The National Symphony Orchestra returned from their Russian tour, their first in 25 years, to perform another concert in their Salute to Slava series. The works were chosen to represent Mstislav Rostropovich's close personal and collegial connections with the composers, and the conductor, James Conlon, told the audience that he had been adopted by Slava himself in 1976, and appeared almost every year in DC during Slava’s 17 year tenure.
To set the evening’s mood came Benjamin Britten’s Four Sea Interludes from Peter Grimes. There is nothing like Grimes for evoking an eerie atmosphere and cold light along the Suffolk coast, and the orchestra painted its subtle tones with care. There was the high, cold clarity of the strings as the "Dawn" breaks in the first movement; the faraway smash of the waves against the rocks in the cymbals, the glowering brass of another grey day. "Sunday Morning" was lighter in feel, but the strange melancholy was always lurking, and came out again in the sustained sounds of "Moonlight". The "Storm" crashed around with orchestral seascape with due force, and the end was powerfully conceived and executed – the thrashed sound, crisp and controlled, without mercy or remit, like the lash of a whip, or the moral scourging of the opera’s central character. Quite stirring.
"Primitive cacophony" was how an early critic described Prokofiev’s Piano Concerto no 1 in D minor. A work of blistering conciseness – a performance lasts about 16 minutes – it is hard to see how, from the perspective of today, this bijou concerto could be anything less than popularly appealing.

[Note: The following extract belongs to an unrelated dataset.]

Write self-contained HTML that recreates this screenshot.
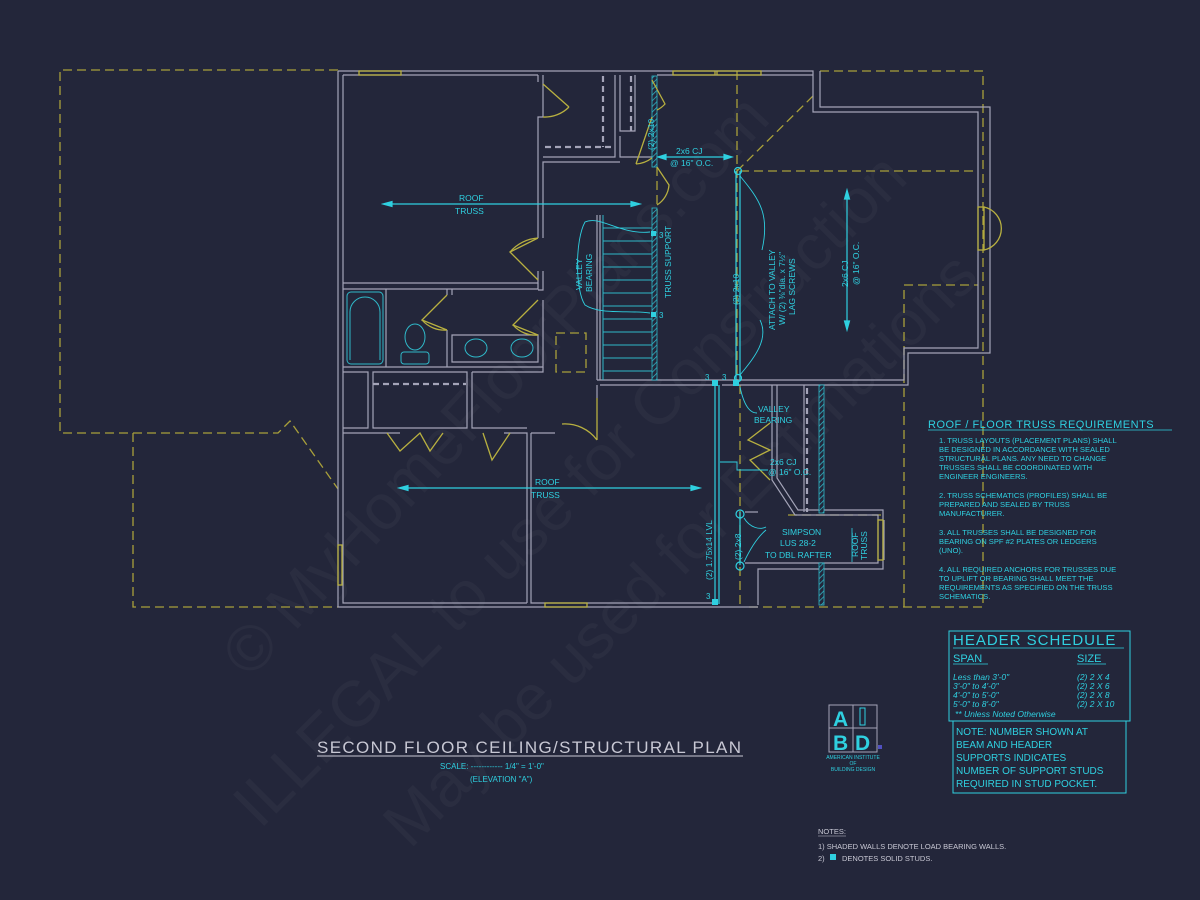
<!DOCTYPE html>
<html><head><meta charset="utf-8"><style>
html,body{margin:0;padding:0;background:#23263a;}
svg{display:block;}
text{font-family:"Liberation Sans",sans-serif;}
</style></head><body>
<svg width="1200" height="900" viewBox="0 0 1200 900" xmlns="http://www.w3.org/2000/svg">
<rect width="1200" height="900" fill="#23263a"/>
<defs>
<pattern id="hat" width="4" height="4" patternUnits="userSpaceOnUse" patternTransform="rotate(45)">
<rect width="4" height="4" fill="#23263a"/><line x1="0" y1="0" x2="0" y2="4" stroke="#2fb8c8" stroke-width="1.5"/></pattern>
</defs>
<!-- watermark -->
<g fill="#ffffff" fill-opacity="0.035" font-family="Liberation Serif" font-size="64">
<text transform="translate(250,680) rotate(-47)">© MyHomeFloorPlans.com</text>
<text transform="translate(260,830) rotate(-45)">ILLEGAL to use for Construction</text>
<text transform="translate(410,850) rotate(-45)">May be used for Estimations</text>
</g>

<!-- yellow dashed roof outlines -->
<g fill="none" stroke="#a9a03a" stroke-width="1.3" stroke-dasharray="9,5">
<path d="M338,70 H60 V433 H278 L290,421 L338,489"/>
<path d="M133,433 V607 H338"/>
<path d="M820,71 H983 V607 H745"/>
<path d="M737,71 V380"/>
<path d="M740,171 H978"/>
<path d="M737,171 L815,94"/>
<path d="M904,607 V285 H978"/>
<path d="M657,167 V215"/>
<path d="M740,385 V606"/>
<path d="M788,515 H883"/>
<rect x="556" y="333" width="30" height="39"/>
</g>

<!-- walls -->
<g fill="none" stroke="#a4a4b8" stroke-width="1.2">
<path d="M338,71 H813 V112 H978 V348 H904 V380 H657"/>
<path d="M343,75 H538"/>
<path d="M338,71 V607 H758"/>
<path d="M343,75 V603 H527"/>
<path d="M820,71 V107 H990 V353 H908 V385 H722"/>
<path d="M657,75 H813"/>
<path d="M343,283 H538 V271"/><path d="M538,238 V117 L543,117 V75"/>
<path d="M543,238 V162 H620"/>
<path d="M538,75 V82"/>
<path d="M543,157 H615 V75"/><path d="M620,75 V131 H635 V75"/>
<path d="M620,136 V157 H652"/>
<path d="M343,289 H538 V283"/><path d="M543,271 V290 H538"/>
<path d="M343,367 H543 V300"/>
<path d="M386,289 V367"/><path d="M447,289 V295"/><path d="M452,289 V295"/>
<path d="M447,330 V367"/><path d="M452,335 H538 V362 H452 Z"/>
<path d="M343,372 H368 V428 H343"/>
<path d="M373,372 H467 V428 H373 Z"/>
<path d="M472,372 H543 V367"/>
<path d="M472,372 V428 H527"/>
<path d="M343,433 H400"/><path d="M504,433 H527 V603"/>
<path d="M531,433 H555"/><path d="M531,433 V603 H715"/>
<path d="M597,385 V398"/><path d="M597,380 H657"/>
<path d="M600,385 H715"/>
<path d="M597,215 V380"/><path d="M600,215 V380"/>
<path d="M772,385 V480 L795,515 H878 V563 H745"/>
<path d="M745,512 H758"/>
<path d="M777,385 V478 L798,510 H883 V569 H758 V605"/>
<path d="M804,385 V512"/>
<path d="M884,520 V560"/>
</g>
<g stroke="#2fb8c8" stroke-width="1">
<path d="M603,228H652M603,241H652M603,254H652M603,267H652M603,280H652M603,293H652M603,306H652M603,319H652M603,332H652M603,345H652M603,358H652M603,371H652"/>
<line x1="603" y1="215" x2="603" y2="380"/>
</g>
<g stroke="#a4a4b8" stroke-width="2.2" stroke-dasharray="6,4" fill="none">
<path d="M545,147 H614"/><path d="M603,76 V147"/><path d="M631,76 V131"/>
<path d="M373,384 H466"/>
<path d="M807,388 V512"/>
</g>
<rect x="652" y="76" width="5" height="91" fill="url(#hat)" stroke="#2fb8c8" stroke-width="0.8"/>
<rect x="652" y="208" width="5" height="172" fill="url(#hat)" stroke="#2fb8c8" stroke-width="0.8"/>
<rect x="819" y="385" width="5" height="128" fill="url(#hat)" stroke="#2fb8c8" stroke-width="0.8"/>
<rect x="819" y="563" width="5" height="42" fill="url(#hat)" stroke="#2fb8c8" stroke-width="0.8"/>

<g fill="none" stroke="#b8b040" stroke-width="1.3">
<rect x="359" y="71" width="42" height="4"/>
<rect x="673" y="71" width="42" height="4"/><rect x="717" y="71" width="44" height="4"/>
<rect x="978" y="207" width="6" height="43"/>
<rect x="338" y="545" width="4" height="40"/>
<rect x="545" y="603" width="42" height="4"/>
<rect x="878" y="520" width="5" height="40"/>
<path d="M984,207 A22,22 0 0 1 984,250"/>
</g>
<g fill="none" stroke="#b8b040" stroke-width="1.3">
<path d="M543,84 L569,107 M569,107 A34,34 0 0 1 543,117"/>
<path d="M652,80 L665,104 A26,26 0 0 1 657,110"/>
<path d="M652,117 L636,164 M636,164 A30,30 0 0 0 652,158"/>
<path d="M657,167 L669,185 A26,26 0 0 1 657,205"/>
<path d="M538,238 L510,252 L538,280"/><path d="M510,252 A40,40 0 0 1 538,238"/>
<path d="M447,295 L422,320 L447,330"/><path d="M422,320 A30,30 0 0 0 447,330"/>
<path d="M538,300 L513,325 L538,335"/><path d="M513,325 A30,30 0 0 0 538,335"/>
<path d="M387,433 L400,451 L420,433 L430,451 L443,433"/>
<path d="M483,433 L492,460 L510,433"/>
<path d="M597,398 V440 M597,440 A40,40 0 0 0 562,424"/>
<path d="M770,423 L748,440 L770,450 L750,460 L770,480"/>
</g>

<g fill="none" stroke="#2fb8c8" stroke-width="1">
<rect x="347" y="292" width="36" height="72" rx="4"/>
<path d="M350,360 V312 A15,15 0 0 1 380,312 V360"/>
<ellipse cx="415" cy="337" rx="10" ry="13"/><rect x="401" y="352" width="28" height="12" rx="3"/>
<ellipse cx="476" cy="348" rx="11" ry="9"/><ellipse cx="522" cy="348" rx="11" ry="9"/>
</g>

<g stroke="#2fd0e0" stroke-width="1.2" fill="none">
<path d="M736,171 V380 M740,171 V380"/>
<path d="M715,385 V604 M719,385 V604"/>
<path d="M740,512 V565"/>
<circle cx="738" cy="171" r="3.5"/><circle cx="738" cy="378" r="3.5"/>
<circle cx="740" cy="514" r="4"/><circle cx="740" cy="566" r="4"/>
</g>
<g fill="#2fd0e0">
<rect x="651" y="231" width="5" height="5"/><rect x="651" y="312" width="5" height="5"/>
<rect x="712" y="380" width="6" height="6"/><rect x="733" y="380" width="6" height="6"/>
<rect x="712" y="599" width="6" height="6"/>
</g>
<g stroke="#2fd0e0" stroke-width="1.2" fill="#2fd0e0">
<line x1="388" y1="204" x2="635" y2="204"/><path d="M383,204 l9,-2.5 v5z M640,204 l-9,-2.5 v5z"/>
<line x1="404" y1="488" x2="695" y2="488"/><path d="M399,488 l9,-2.5 v5z M700,488 l-9,-2.5 v5z"/>
<line x1="847" y1="195" x2="847" y2="325"/><path d="M847,190 l-2.5,9 h5z M847,330 l-2.5,-9 h5z"/>
<line x1="662" y1="157" x2="728" y2="157"/><path d="M658,157 l8,-2.5 v5z M732,157 l-8,-2.5 v5z"/>
<line x1="852" y1="528" x2="852" y2="562" stroke-width="0.8"/>
</g>
<g stroke="#2fd0e0" stroke-width="0.9" fill="none">
<path d="M650,232 C620,235 600,215 585,222 C575,240 575,290 585,305 C600,315 630,310 650,313"/>
<path d="M740,176 C760,200 770,215 762,250"/><path d="M760,320 C770,340 752,360 740,375"/>
<path d="M740,387 C745,410 752,413 757,413"/>
<path d="M744,518 C750,528 760,530 766,527 M744,562 C752,545 760,535 766,530"/>
<path d="M720,462 H737 V470 L768,470"/>
</g>
<g fill="#2fd0e0" font-size="8.5">
<text x="459" y="201">ROOF</text><text x="455" y="214">TRUSS</text>
<text x="535" y="485">ROOF</text><text x="531" y="498">TRUSS</text>
<text x="676" y="154">2x6 CJ</text><text x="670" y="166">@ 16" O.C.</text>
<text x="758" y="412">VALLEY</text><text x="754" y="423">BEARING</text>
<text x="770" y="465">2x6 CJ</text><text x="768" y="475">@ 16" O.C.</text>
<text x="782" y="535">SIMPSON</text><text x="780" y="546">LUS 28-2</text><text x="765" y="558">TO DBL RAFTER</text>
<text x="705" y="380" font-size="8">3</text><text x="722" y="380" font-size="8">3</text>
<text x="706" y="599" font-size="8">3</text>
<text x="659" y="238" font-size="8">3</text><text x="659" y="318" font-size="8">3</text>
<text transform="translate(654,150) rotate(-90)">(2) 2x10</text>
<text transform="translate(671,298) rotate(-90)">TRUSS SUPPORT</text>
<text transform="translate(582,290) rotate(-90)">VALLEY</text>
<text transform="translate(592,292) rotate(-90)">BEARING</text>
<text transform="translate(739,305) rotate(-90)">(2) 2x10</text>
<text transform="translate(775,330) rotate(-90)">ATTACH TO VALLEY</text>
<text transform="translate(785,325) rotate(-90)">W/ (2) ⅜"dia. x 7½"</text>
<text transform="translate(795,315) rotate(-90)">LAG SCREWS</text>
<text transform="translate(848,287) rotate(-90)">2x6 CJ</text>
<text transform="translate(859,285) rotate(-90)">@ 16" O.C.</text>
<text transform="translate(712,580) rotate(-90)">(2) 1.75x14 LVL</text>
<text transform="translate(741,560) rotate(-90)">(2) 2x8</text>
<text transform="translate(858,557) rotate(-90)">ROOF</text>
<text transform="translate(867,560) rotate(-90)">TRUSS</text>
</g>

<g fill="#2fd0e0" font-size="10">
<text x="928" y="428" font-size="11" letter-spacing="0.5">ROOF / FLOOR  TRUSS REQUIREMENTS</text>
<line x1="928" y1="430" x2="1172" y2="430" stroke="#2fd0e0" stroke-width="0.8"/>
</g>
<g fill="#2fd0e0" font-size="7.6">
<text x="939" y="443">1. TRUSS LAYOUTS (PLACEMENT PLANS) SHALL</text>
<text x="939" y="452">BE DESIGNED IN ACCORDANCE WITH SEALED</text>
<text x="939" y="461">STRUCTURAL PLANS. ANY NEED TO CHANGE</text>
<text x="939" y="470">TRUSSES SHALL BE COORDINATED WITH</text>
<text x="939" y="479">ENGINEER ENGINEERS.</text>
<text x="939" y="498">2. TRUSS SCHEMATICS (PROFILES) SHALL BE</text>
<text x="939" y="507">PREPARED AND SEALED BY TRUSS</text>
<text x="939" y="516">MANUFACTURER.</text>
<text x="939" y="535">3. ALL TRUSSES SHALL BE DESIGNED FOR</text>
<text x="939" y="544">BEARING ON SPF #2 PLATES OR LEDGERS</text>
<text x="939" y="553">(UNO).</text>
<text x="939" y="572">4. ALL REQUIRED ANCHORS FOR TRUSSES DUE</text>
<text x="939" y="581">TO UPLIFT OR BEARING SHALL MEET THE</text>
<text x="939" y="590">REQUIREMENTS AS SPECIFIED ON THE TRUSS</text>
<text x="939" y="599">SCHEMATICS.</text>
</g>
<g fill="none" stroke="#2fd0e0" stroke-width="1">
<rect x="949" y="631" width="181" height="90"/>
<rect x="953" y="721" width="173" height="72"/>
</g>
<g fill="#2fd0e0">
<text x="953" y="645" font-size="15" letter-spacing="1">HEADER SCHEDULE</text>
<line x1="953" y1="648" x2="1124" y2="648" stroke="#2fd0e0" stroke-width="0.8"/>
<text x="953" y="662" font-size="11">SPAN</text><line x1="953" y1="664" x2="988" y2="664" stroke="#2fd0e0" stroke-width="0.8"/>
<text x="1077" y="662" font-size="11">SIZE</text><line x1="1077" y1="664" x2="1106" y2="664" stroke="#2fd0e0" stroke-width="0.8"/>
<g font-size="8.5" font-style="italic">
<text x="953" y="680">Less than 3'-0"</text><text x="1077" y="680">(2) 2 X 4</text>
<text x="953" y="689">3'-0" to 4'-0"</text><text x="1077" y="689">(2) 2 X 6</text>
<text x="953" y="698">4'-0" to 5'-0"</text><text x="1077" y="698">(2) 2 X 8</text>
<text x="953" y="707">5'-0" to 8'-0"</text><text x="1077" y="707">(2) 2 X 10</text>
<text x="955" y="717">**    Unless Noted Otherwise</text>
</g>
<g font-size="10">
<text x="956" y="735">NOTE: NUMBER SHOWN AT</text>
<text x="956" y="748">BEAM AND HEADER</text>
<text x="956" y="761">SUPPORTS INDICATES</text>
<text x="956" y="774">NUMBER OF SUPPORT STUDS</text>
<text x="956" y="787">REQUIRED IN STUD POCKET.</text>
</g>
</g>
<g>
<text x="317" y="753" font-size="17" fill="#c8c8d4" letter-spacing="1" textLength="425">SECOND FLOOR CEILING/STRUCTURAL PLAN</text>
<line x1="317" y1="756" x2="743" y2="756" stroke="#c8c8d4" stroke-width="1"/>
<text x="440" y="769" font-size="8" fill="#2fd0e0">SCALE: ------------ 1/4" = 1'-0"</text>
<text x="470" y="782" font-size="8" fill="#2fd0e0">(ELEVATION "A")</text>
</g>
<g>
<rect x="829" y="705" width="48" height="47" fill="none" stroke="#a4a4b8" stroke-width="1"/>
<line x1="853" y1="705" x2="853" y2="752" stroke="#a4a4b8"/><line x1="829" y1="728" x2="877" y2="728" stroke="#a4a4b8"/>
<text x="833" y="726" font-size="21" font-weight="bold" fill="#2fd0e0">A</text>
<rect x="860" y="708" width="5" height="17" fill="none" stroke="#2fd0e0"/>
<text x="833" y="750" font-size="21" font-weight="bold" fill="#2fd0e0">B</text>
<text x="855" y="750" font-size="21" font-weight="bold" fill="#2fd0e0">D</text>
<rect x="878" y="745" width="4" height="4" fill="#5050c0"/>
<g fill="#2fd0e0" font-size="5" text-anchor="middle">
<text x="853" y="759">AMERICAN INSTITUTE</text><text x="853" y="765">OF</text><text x="853" y="771">BUILDING DESIGN</text>
</g>
</g>
<g fill="#c8c8d4" font-size="7.5">
<text x="818" y="834">NOTES:</text><line x1="818" y1="836" x2="846" y2="836" stroke="#c8c8d4" stroke-width="0.6"/>
<text x="818" y="849">1) SHADED WALLS DENOTE LOAD BEARING WALLS.</text>
<text x="818" y="861">2)</text><rect x="830" y="854" width="6" height="6" fill="#2fd0e0"/>
<text x="842" y="861">DENOTES SOLID STUDS.</text>
</g>
</svg>
</body></html>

There is no prancing around; it gets to the point straight away, and stays there. Lise de la Salle gave a performance of rapid fire virtuosity, hitting a brilliant stride as she went along. There was plenty to enjoy here, although sometimes a little more electricity was wanting. Some of the orchestra’s sustained passages sounded more lugubrious than suspenseful; de la Salle could have belted the sound more towards the end with that wonderfully bracing D flat major theme.